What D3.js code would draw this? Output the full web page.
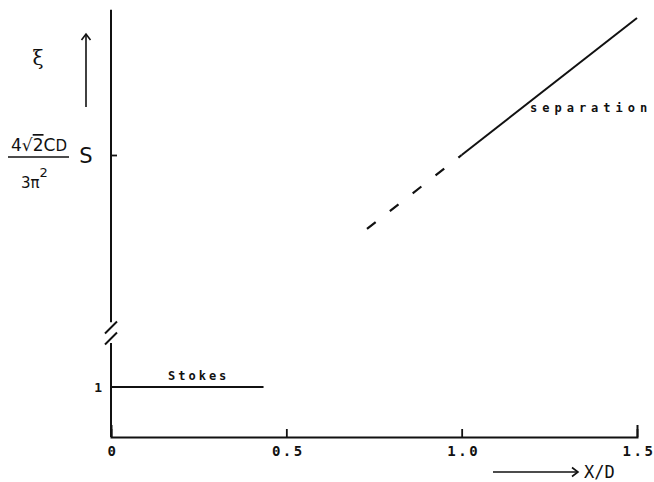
<!doctype html>
<html lang="">
<head>
<meta charset="utf-8">
<style>
    body { margin: 0; background: #fff; }
    .mono { font-family: "DejaVu Sans Mono", monospace; font-weight: bold; fill: #111; }
</style>
</head>
<body>
<div class="start"></div>

<script src="https://d3js.org/d3.v7.min.js"></script>
<script>

    // x ticks
    let xTicks = [0, 0.5, 1.0, 1.5];
    let xTickLabels = ["0", "0.5", "1.0", "1.5"];

    // lower y tick
    let yTicks = [1];
    let yTickLabels = ["1"];

    // Stokes regime, xi (lower, plain units)
    let stokesX = [0, 0.435];
    let stokesXi = [1, 1];

    // separation regime, xi in units of S (upper part of the broken axis)
    let sepSolidX = [1.0, 1.5];
    let sepSolidXi = [1.0, 1.5];
    let sepDashX = [0.73, 1.0];
    let sepDashXi = [0.73, 1.0];

    // axis extents around the break
    let upperTop = 1.53, upperBreak = 0.39;   // upper scale units
    let lowerBreak = 1.88;                     // lower scale units

    let width = 654, height = 482;
    let ink = "#111";

    let svg = d3.select('.start').append('svg')
        .attr('width', width)
        .attr('height', height);

    let x = d3.scaleLinear().domain([0, 1.5]).range([111, 637]);
    let yLow = d3.scaleLinear().domain([0, 1]).range([437, 387]);
    let yHigh = d3.scaleLinear().domain([1, 1.5]).range([155, 18]);

    // arrow head
    svg.append('defs').append('marker')
        .attr('id', 'head')
        .attr('viewBox', '-8 -6 10 12')
        .attr('markerWidth', 10).attr('markerHeight', 12)
        .attr('markerUnits', 'userSpaceOnUse')
        .attr('orient', 'auto')
        .append('path')
        .attr('d', 'M-6,-4.5L0,0L-6,4.5')
        .attr('fill', 'none').attr('stroke', ink).attr('stroke-width', 1.6);

    // x axis, ticks pointing up
    let xAxis = d3.axisBottom(x)
        .tickValues(xTicks)
        .tickFormat((d, i) => xTickLabels[i])
        .tickSizeInner(-8)
        .tickSizeOuter(-12)
        .tickPadding(9);

    let gx = svg.append('g')
        .attr('transform', `translate(0,${yLow(0)})`)
        .call(xAxis);
    gx.select('.domain').attr('stroke', ink).attr('stroke-width', 2);
    gx.selectAll('.tick line').attr('stroke', ink).attr('stroke-width', 1.8);
    gx.selectAll('.tick text')
        .attr('class', 'mono')
        .style('font-size', '14px')
        .style('letter-spacing', '2.5px')
        .attr('dx', '1.5px');

    // y axis, broken
    let yAxisLine = svg.append('g')
        .attr('stroke', ink).attr('stroke-width', 2);
    yAxisLine.append('line')
        .attr('x1', x(0)).attr('x2', x(0))
        .attr('y1', yHigh(upperTop)).attr('y2', yHigh(upperBreak));
    yAxisLine.append('line')
        .attr('x1', x(0)).attr('x2', x(0))
        .attr('y1', yLow(lowerBreak)).attr('y2', yLow(0));

    // break marks
    let breakMid = (yHigh(upperBreak) + yLow(lowerBreak)) / 2;
    [-5, 6].forEach((off) => {
        yAxisLine.append('line')
            .attr('x1', x(0) - 6).attr('y1', breakMid + off + 6)
            .attr('x2', x(0) + 6).attr('y2', breakMid + off - 6);
    });

    // S tick (upper)
    let gyHigh = svg.append('g')
        .attr('transform', `translate(${x(0)},0)`)
        .call(d3.axisRight(yHigh).tickValues([1]).tickSize(6).tickFormat(''));
    gyHigh.select('.domain').remove();
    gyHigh.selectAll('.tick line').attr('stroke', ink).attr('stroke-width', 1.8);

    // 1 tick (lower)
    let gyLow = svg.append('g')
        .attr('transform', `translate(${x(0)},0)`)
        .call(d3.axisLeft(yLow).tickValues(yTicks)
            .tickFormat((d, i) => yTickLabels[i])
            .tickSize(0).tickPadding(9));
    gyLow.select('.domain').remove();
    gyLow.selectAll('.tick text').attr('class', 'mono').style('font-size', '13px');

    // lines
    let lineLow = d3.line().x((d) => x(d[0])).y((d) => yLow(d[1]));
    let lineHigh = d3.line().x((d) => x(d[0])).y((d) => yHigh(d[1]));

    svg.append('path')
        .datum(d3.zip(stokesX, stokesXi))
        .attr('d', lineLow)
        .attr('fill', 'none').attr('stroke', ink).attr('stroke-width', 2);

    svg.append('path')
        .datum(d3.zip(sepSolidX, sepSolidXi))
        .attr('d', lineHigh)
        .attr('fill', 'none').attr('stroke', ink).attr('stroke-width', 2);

    svg.append('path')
        .datum(d3.zip(sepDashX, sepDashXi))
        .attr('d', lineHigh)
        .attr('fill', 'none').attr('stroke', ink).attr('stroke-width', 2.2)
        .attr('stroke-dasharray', '11,18');

    // curve labels
    svg.append('text').attr('class', 'mono')
        .attr('x', x(0.25)).attr('y', yLow(1) - 7)
        .attr('text-anchor', 'middle')
        .style('font-size', '12px').style('letter-spacing', '3px')
        .text('Stokes');

    svg.append('text').attr('class', 'mono')
        .attr('x', 530).attr('y', 112)
        .style('font-size', '12px').style('letter-spacing', '5px')
        .text('separation');

    // x label with arrow
    svg.append('line')
        .attr('x1', 493).attr('x2', 578).attr('y1', 472).attr('y2', 472)
        .attr('stroke', ink).attr('stroke-width', 1.6)
        .attr('marker-end', 'url(#head)');
    svg.append('text').attr('class', 'mono')
        .attr('x', 584).attr('y', 478)
        .style('font-size', '17px').style('font-weight', 'normal')
        .text('X/D');

    // y label: xi with arrow
    svg.append('text')
        .attr('x', 38).attr('y', 65)
        .attr('text-anchor', 'middle')
        .style('font-family', '"DejaVu Serif", serif')
        .style('font-size', '20px').attr('fill', ink)
        .text('ξ');
    svg.append('line')
        .attr('x1', 86).attr('x2', 86).attr('y1', 107).attr('y2', 34)
        .attr('stroke', ink).attr('stroke-width', 1.6)
        .attr('marker-end', 'url(#head)');

    // S level: 4√2 CD / 3π² S
    let frac = svg.append('g')
        .style('font-family', '"DejaVu Sans", sans-serif')
        .attr('fill', ink);
    let num = frac.append('text')
        .attr('x', 39).attr('y', 151)
        .attr('text-anchor', 'middle')
        .style('font-size', '17px');
    num.append('tspan').text('4√');
    num.append('tspan').style('text-decoration', 'overline').text('2');
    num.append('tspan').text('C');
    num.append('tspan').style('font-size', '15px').text('D');

    frac.append('line')
        .attr('x1', 8).attr('x2', 69).attr('y1', 157).attr('y2', 157)
        .attr('stroke', ink).attr('stroke-width', 1.6);

    let den = frac.append('text')
        .attr('x', 21).attr('y', 188)
        .style('font-size', '15px');
    den.append('tspan').text('3π');
    den.append('tspan').attr('dy', -11).style('font-size', '13px').text('2');

    frac.append('text')
        .attr('x', 86).attr('y', yHigh(1) + 8)
        .attr('text-anchor', 'middle')
        .style('font-size', '21px')
        .text('S');

</script>
</body>
</html>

══════

Write out exactly the opening lines of the data, stopping after the line that holds "let yHigh = d3.scaleLinear().domain([1, 1.5]).range([155, 18]);". Exclude pictures.

[FINAL RESULT]
What D3.js code would draw this? Output the full web page.
<!doctype html>
<html lang="">
<head>
<meta charset="utf-8">
<style>
    body { margin: 0; background: #fff; }
    .mono { font-family: "DejaVu Sans Mono", monospace; font-weight: bold; fill: #111; }
</style>
</head>
<body>
<div class="start"></div>

<script src="https://d3js.org/d3.v7.min.js"></script>
<script>

    // x ticks
    let xTicks = [0, 0.5, 1.0, 1.5];
    let xTickLabels = ["0", "0.5", "1.0", "1.5"];

    // lower y tick
    let yTicks = [1];
    let yTickLabels = ["1"];

    // Stokes regime, xi (lower, plain units)
    let stokesX = [0, 0.435];
    let stokesXi = [1, 1];

    // separation regime, xi in units of S (upper part of the broken axis)
    let sepSolidX = [1.0, 1.5];
    let sepSolidXi = [1.0, 1.5];
    let sepDashX = [0.73, 1.0];
    let sepDashXi = [0.73, 1.0];

    // axis extents around the break
    let upperTop = 1.53, upperBreak = 0.39;   // upper scale units
    let lowerBreak = 1.88;                     // lower scale units

    let width = 654, height = 482;
    let ink = "#111";

    let svg = d3.select('.start').append('svg')
        .attr('width', width)
        .attr('height', height);

    let x = d3.scaleLinear().domain([0, 1.5]).range([111, 637]);
    let yLow = d3.scaleLinear().domain([0, 1]).range([437, 387]);
    let yHigh = d3.scaleLinear().domain([1, 1.5]).range([155, 18]);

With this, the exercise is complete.